Вместе со Щеголевым мы наметили пункты касательно консервации ценностей музея. Но уперлись в деньги: в смете музея наиболее тощими были те графы, которые относились к чисто музейной работе. Всю смету съедала одна охотничья сумка Толстого, которую надо было, срочно спасать от каких-то заведшихся в ней — невидимых простым глазом — вредителей. Наметили также планы, пусть скромной, но нужной, научно-литературной работы: написать историю Ясной Поляны в пореволюционную эпоху, собрать то, что в народе рассказывалось про Толстого. Но и осуществлению этих планов противостояли трудности. Ибо в музее работали не одни энтузиасты, но также и дураки…
В январе 1939 года, как раз в тот момент, когда я поступал в Ясную Поляну, происходила смена руководства в Москве, в Главной дирекции Толстовских музеев. На место проф. М. Цявловского, по партийному назначению, — вроде архангельского рыболова Корзникова, — прибыл человек, который никогда и не помышлял, что ему лридется работать в литературе или музееведеньи. Новый директор был огромен ростом, имел кудлатую черную голову, басисто отдавал команды. На пиджаке он носил орден Красного знамени, полученный на гражданской войне. То был редкостный, ныне почти исчезнувший тип «героя октябрьских сражений».
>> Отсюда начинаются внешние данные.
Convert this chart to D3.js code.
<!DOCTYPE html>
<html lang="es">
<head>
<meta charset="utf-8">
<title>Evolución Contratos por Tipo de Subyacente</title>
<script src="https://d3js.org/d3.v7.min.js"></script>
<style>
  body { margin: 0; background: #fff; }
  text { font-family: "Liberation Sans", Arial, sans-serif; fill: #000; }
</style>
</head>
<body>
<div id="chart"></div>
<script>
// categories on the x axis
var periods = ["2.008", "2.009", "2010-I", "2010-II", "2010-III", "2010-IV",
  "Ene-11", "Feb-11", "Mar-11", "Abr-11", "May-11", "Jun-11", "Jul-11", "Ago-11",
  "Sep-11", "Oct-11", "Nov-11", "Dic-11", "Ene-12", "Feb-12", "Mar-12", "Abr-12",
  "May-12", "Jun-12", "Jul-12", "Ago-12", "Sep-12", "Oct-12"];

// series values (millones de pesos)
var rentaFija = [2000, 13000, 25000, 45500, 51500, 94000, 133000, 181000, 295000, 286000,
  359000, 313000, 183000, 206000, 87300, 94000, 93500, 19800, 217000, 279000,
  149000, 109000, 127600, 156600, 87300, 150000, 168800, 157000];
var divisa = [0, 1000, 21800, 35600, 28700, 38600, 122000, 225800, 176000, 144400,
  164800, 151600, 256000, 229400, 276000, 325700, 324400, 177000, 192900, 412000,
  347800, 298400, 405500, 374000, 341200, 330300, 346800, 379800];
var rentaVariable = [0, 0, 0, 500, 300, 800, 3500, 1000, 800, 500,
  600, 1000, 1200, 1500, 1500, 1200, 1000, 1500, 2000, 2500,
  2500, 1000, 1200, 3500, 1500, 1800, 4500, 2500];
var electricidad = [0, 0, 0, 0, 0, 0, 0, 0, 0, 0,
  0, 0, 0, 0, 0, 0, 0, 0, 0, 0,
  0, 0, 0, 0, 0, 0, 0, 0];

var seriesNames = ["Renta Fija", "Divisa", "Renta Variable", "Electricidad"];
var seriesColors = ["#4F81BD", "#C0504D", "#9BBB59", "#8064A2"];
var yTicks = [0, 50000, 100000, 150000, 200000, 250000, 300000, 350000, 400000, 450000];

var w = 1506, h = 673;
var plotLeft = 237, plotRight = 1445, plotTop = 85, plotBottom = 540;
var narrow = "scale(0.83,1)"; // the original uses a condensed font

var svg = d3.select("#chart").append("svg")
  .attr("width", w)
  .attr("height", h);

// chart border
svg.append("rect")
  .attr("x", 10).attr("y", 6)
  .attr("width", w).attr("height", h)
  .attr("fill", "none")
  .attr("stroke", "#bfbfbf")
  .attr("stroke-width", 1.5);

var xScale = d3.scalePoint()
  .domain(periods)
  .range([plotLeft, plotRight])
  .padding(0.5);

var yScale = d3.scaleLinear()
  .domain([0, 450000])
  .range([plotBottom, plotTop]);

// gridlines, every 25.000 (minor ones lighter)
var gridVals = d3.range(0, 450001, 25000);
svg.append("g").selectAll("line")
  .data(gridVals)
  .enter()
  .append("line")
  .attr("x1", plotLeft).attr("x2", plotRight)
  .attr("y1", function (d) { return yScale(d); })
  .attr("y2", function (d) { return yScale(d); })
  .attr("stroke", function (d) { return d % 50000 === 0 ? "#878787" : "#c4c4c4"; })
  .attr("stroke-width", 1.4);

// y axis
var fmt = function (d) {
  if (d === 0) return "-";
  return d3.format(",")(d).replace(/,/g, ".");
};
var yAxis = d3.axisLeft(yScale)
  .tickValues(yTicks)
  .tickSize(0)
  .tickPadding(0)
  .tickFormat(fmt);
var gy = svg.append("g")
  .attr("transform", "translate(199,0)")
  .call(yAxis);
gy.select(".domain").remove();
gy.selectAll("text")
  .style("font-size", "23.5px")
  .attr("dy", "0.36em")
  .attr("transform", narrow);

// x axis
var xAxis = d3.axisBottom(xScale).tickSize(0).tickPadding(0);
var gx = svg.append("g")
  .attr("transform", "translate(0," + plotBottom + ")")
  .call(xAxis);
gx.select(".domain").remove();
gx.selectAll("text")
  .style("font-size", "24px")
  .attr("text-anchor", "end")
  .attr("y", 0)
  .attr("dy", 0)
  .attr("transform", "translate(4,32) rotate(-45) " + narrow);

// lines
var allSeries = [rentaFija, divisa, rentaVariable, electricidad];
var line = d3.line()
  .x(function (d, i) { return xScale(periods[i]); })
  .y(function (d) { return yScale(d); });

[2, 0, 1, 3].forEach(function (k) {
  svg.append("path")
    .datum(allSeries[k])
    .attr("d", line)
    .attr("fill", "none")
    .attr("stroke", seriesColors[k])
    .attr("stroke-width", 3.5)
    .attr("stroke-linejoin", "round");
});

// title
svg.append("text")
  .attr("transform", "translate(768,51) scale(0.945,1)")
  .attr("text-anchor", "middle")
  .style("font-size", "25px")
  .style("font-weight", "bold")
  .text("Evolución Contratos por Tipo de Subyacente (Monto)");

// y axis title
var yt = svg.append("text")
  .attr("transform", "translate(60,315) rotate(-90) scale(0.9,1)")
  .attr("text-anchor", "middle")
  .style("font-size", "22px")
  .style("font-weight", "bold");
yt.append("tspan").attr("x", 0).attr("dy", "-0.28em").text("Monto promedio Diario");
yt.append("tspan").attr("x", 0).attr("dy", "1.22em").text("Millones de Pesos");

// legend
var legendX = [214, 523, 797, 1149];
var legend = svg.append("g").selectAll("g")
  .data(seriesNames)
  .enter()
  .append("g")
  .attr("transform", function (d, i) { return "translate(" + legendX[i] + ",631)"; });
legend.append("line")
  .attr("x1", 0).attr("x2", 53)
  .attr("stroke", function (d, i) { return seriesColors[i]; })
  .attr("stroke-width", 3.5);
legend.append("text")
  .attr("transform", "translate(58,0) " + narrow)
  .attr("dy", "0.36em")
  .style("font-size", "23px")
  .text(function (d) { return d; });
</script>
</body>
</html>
— Ну, чем вы тут занимаетесь? — спросил он, приехав первый раз в Ясную.
Нелюбов извлек планы:
— Вот… между прочим… история Ясной Поляны в пореволюционную эпоху.
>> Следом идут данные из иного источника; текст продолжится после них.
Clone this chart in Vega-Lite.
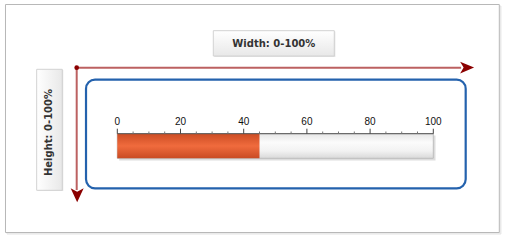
{
  "$schema": "https://vega.github.io/schema/vega-lite/v6.json",
  "width": 505,
  "height": 241,
  "padding": 0,
  "autosize": {"type": "fit", "contains": "padding"},
  "background": "white",
  "config": {"view": {"stroke": null}},
  "encoding": {
    "x": {"field": "x", "type": "quantitative", "axis": null, "scale": {"domain": [-37.12, 122.69], "zero": false, "nice": false}},
    "y": {"field": "y", "type": "quantitative", "axis": null, "scale": {"domain": [0, 241], "reverse": true, "zero": false, "nice": false}}
  },
  "layer": [
    {
      "data": {"values": [{"x": -34.9, "x2": 121.4, "y": 6, "y2": 234}]},
      "mark": {"type": "rect", "fill": "#f0f0f0", "stroke": "#e4e4e4", "strokeWidth": 1},
      "encoding": {"x2": {"field": "x2"}, "y2": {"field": "y2"}}
    },
    {
      "data": {"values": [{"x": -35.38, "x2": 120.89, "y": 4.5, "y2": 232.5}]},
      "mark": {"type": "rect", "fill": "white", "stroke": "#b8b8b8", "strokeWidth": 1},
      "encoding": {"x2": {"field": "x2"}, "y2": {"field": "y2"}}
    },
    {
      "data": {"values": [{"x": 30.7, "x2": 69.0, "y": 31.5, "y2": 57}]},
      "mark": {"type": "rect", "fill": "#e2e2e2"},
      "encoding": {"x2": {"field": "x2"}, "y2": {"field": "y2"}}
    },
    {
      "data": {"values": [{"x": 30.38, "x2": 68.67, "y": 30.7, "y2": 56}]},
      "mark": {"type": "rect", "stroke": "#d2d2d2", "strokeWidth": 1,
        "fill": {"gradient": "linear", "x1": 0, "y1": 0, "x2": 0, "y2": 1, "stops": [{"offset": 0, "color": "#ffffff"}, {"offset": 1, "color": "#e8e8e8"}]}},
      "encoding": {"x2": {"field": "x2"}, "y2": {"field": "y2"}}
    },
    {
      "data": {"values": [{"x": 49.53, "y": 43.5, "label": "Width: 0-100%"}]},
      "mark": {"type": "text", "font": "DejaVu Sans", "fontSize": 10, "fontWeight": "bold", "color": "#333333", "align": "center", "baseline": "middle"},
      "encoding": {"text": {"field": "label"}}
    },
    {
      "data": {"values": [{"x": -25.2, "x2": -17.1, "y": 70, "y2": 191}]},
      "mark": {"type": "rect", "fill": "#e2e2e2"},
      "encoding": {"x2": {"field": "x2"}, "y2": {"field": "y2"}}
    },
    {
      "data": {"values": [{"x": -25.51, "x2": -17.41, "y": 69.3, "y2": 190.3}]},
      "mark": {"type": "rect", "stroke": "#d2d2d2", "strokeWidth": 1,
        "fill": {"gradient": "linear", "x1": 0, "y1": 0, "x2": 1, "y2": 0, "stops": [{"offset": 0, "color": "#ffffff"}, {"offset": 1, "color": "#e8e8e8"}]}},
      "encoding": {"x2": {"field": "x2"}, "y2": {"field": "y2"}}
    },
    {
      "data": {"values": [{"x": -21.46, "y": 132.5, "label": "Height: 0-100%"}]},
      "mark": {"type": "text", "font": "DejaVu Sans", "fontSize": 10, "fontWeight": "bold", "color": "#333333", "align": "center", "baseline": "middle", "angle": 270},
      "encoding": {"text": {"field": "label"}}
    },
    {
      "data": {"values": [{"x": -9.9, "x2": 110.25, "y": 79.7, "y2": 188.3}]},
      "mark": {"type": "rect", "fill": null, "fillOpacity": 0, "stroke": "#2462ad", "strokeWidth": 2.2, "cornerRadius": 9},
      "encoding": {"x2": {"field": "x2"}, "y2": {"field": "y2"}}
    },
    {
      "data": {"values": [{"x": 0.6, "x2": 100.7, "y": 135.5, "y2": 160.5}]},
      "mark": {"type": "rect", "fill": "#cfcfcf", "opacity": 0.7},
      "encoding": {"x2": {"field": "x2"}, "y2": {"field": "y2"}}
    },
    {
      "data": {"values": [{"x": 0, "x2": 100, "y": 133.7, "y2": 158.3}]},
      "mark": {"type": "rect", "stroke": "#bdbdbd", "strokeWidth": 1,
        "fill": {"gradient": "linear", "x1": 0, "y1": 0, "x2": 0, "y2": 1, "stops": [{"offset": 0, "color": "#e6e6e6"}, {"offset": 0.35, "color": "#fbfbfb"}, {"offset": 0.7, "color": "#f2f2f2"}, {"offset": 1, "color": "#d9d9d9"}]}},
      "encoding": {"x2": {"field": "x2"}, "y2": {"field": "y2"}}
    },
    {
      "data": {"values": [{"x": 0, "x2": 45, "y": 133.7, "y2": 158.3}]},
      "mark": {"type": "rect",
        "fill": {"gradient": "linear", "x1": 0, "y1": 0, "x2": 0, "y2": 1, "stops": [{"offset": 0, "color": "#cc4d24"}, {"offset": 0.5, "color": "#f06b3d"}, {"offset": 1, "color": "#c94b23"}]}},
      "encoding": {"x2": {"field": "x2"}, "y2": {"field": "y2"}}
    },
    {
      "data": {"values": [{"x": 0, "x2": 100, "y": 133.7}]},
      "mark": {"type": "rule", "color": "#555555", "strokeWidth": 1},
      "encoding": {"x2": {"field": "x2"}}
    },
    {
      "data": {"values": [
        {"x": 5, "y": 131.5, "y2": 133.7}, {"x": 10, "y": 131.5, "y2": 133.7}, {"x": 15, "y": 131.5, "y2": 133.7},
        {"x": 25, "y": 131.5, "y2": 133.7}, {"x": 30, "y": 131.5, "y2": 133.7}, {"x": 35, "y": 131.5, "y2": 133.7},
        {"x": 45, "y": 131.5, "y2": 133.7}, {"x": 50, "y": 131.5, "y2": 133.7}, {"x": 55, "y": 131.5, "y2": 133.7},
        {"x": 65, "y": 131.5, "y2": 133.7}, {"x": 70, "y": 131.5, "y2": 133.7}, {"x": 75, "y": 131.5, "y2": 133.7},
        {"x": 85, "y": 131.5, "y2": 133.7}, {"x": 90, "y": 131.5, "y2": 133.7}, {"x": 95, "y": 131.5, "y2": 133.7}
      ]},
      "mark": {"type": "rule", "color": "#777777", "strokeWidth": 1},
      "encoding": {"y2": {"field": "y2"}}
    },
    {
      "data": {"values": [
        {"x": 0, "y": 128.7, "y2": 133.7}, {"x": 20, "y": 128.7, "y2": 133.7}, {"x": 40, "y": 128.7, "y2": 133.7},
        {"x": 60, "y": 128.7, "y2": 133.7}, {"x": 80, "y": 128.7, "y2": 133.7}, {"x": 100, "y": 128.7, "y2": 133.7}
      ]},
      "mark": {"type": "rule", "color": "#444444", "strokeWidth": 1},
      "encoding": {"y2": {"field": "y2"}}
    },
    {
      "data": {"values": [
        {"x": 0, "y": 125, "label": "0"}, {"x": 20, "y": 125, "label": "20"}, {"x": 40, "y": 125, "label": "40"},
        {"x": 60, "y": 125, "label": "60"}, {"x": 80, "y": 125, "label": "80"}, {"x": 100, "y": 125, "label": "100"}
      ]},
      "mark": {"type": "text", "font": "Liberation Sans", "fontSize": 10, "color": "#111111", "align": "center", "baseline": "alphabetic"},
      "encoding": {"text": {"field": "label"}}
    },
    {
      "data": {"values": [{"x": -12.85, "x2": 108.8, "y": 67.7}]},
      "mark": {"type": "rule", "color": "#b04545", "strokeWidth": 2, "opacity": 0.85},
      "encoding": {"x2": {"field": "x2"}}
    },
    {
      "data": {"values": [{"x": -12.85, "y": 67.7, "y2": 190}]},
      "mark": {"type": "rule", "color": "#b04545", "strokeWidth": 2, "opacity": 0.85},
      "encoding": {"y2": {"field": "y2"}}
    },
    {
      "data": {"values": [{"x": 110.7, "y": 67.6}]},
      "mark": {"type": "point", "filled": true, "color": "#8b0000", "opacity": 1, "size": 196, "shape": "M1,0 L-1,-0.85 L-0.5,0 L-1,0.85 Z"},
      "encoding": {}
    },
    {
      "data": {"values": [{"x": -12.7, "y": 195.3}]},
      "mark": {"type": "point", "filled": true, "color": "#8b0000", "opacity": 1, "size": 196, "shape": "M0,1 L-0.93,-1 L0,-0.5 L0.93,-1 Z"},
      "encoding": {}
    },
    {
      "data": {"values": [{"x": -12.85, "y": 67.7}]},
      "mark": {"type": "point", "filled": true, "color": "#8b0000", "opacity": 1, "size": 22, "shape": "circle"},
      "encoding": {}
    }
  ]
}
— Отставить! — скомандовал директор-краснознаменец. — Кого же вы включите, интересуюсь я знать, в свою историю? Уж не Александру ли Львовну Толстую?
Нелюбов призадумался:
— Действительно… Не доперли мы с тобой, Коряков! Писать историю — Александру Львовну не обойти. Потому что после революции, первые десять лет, ведь это она была здесь директором.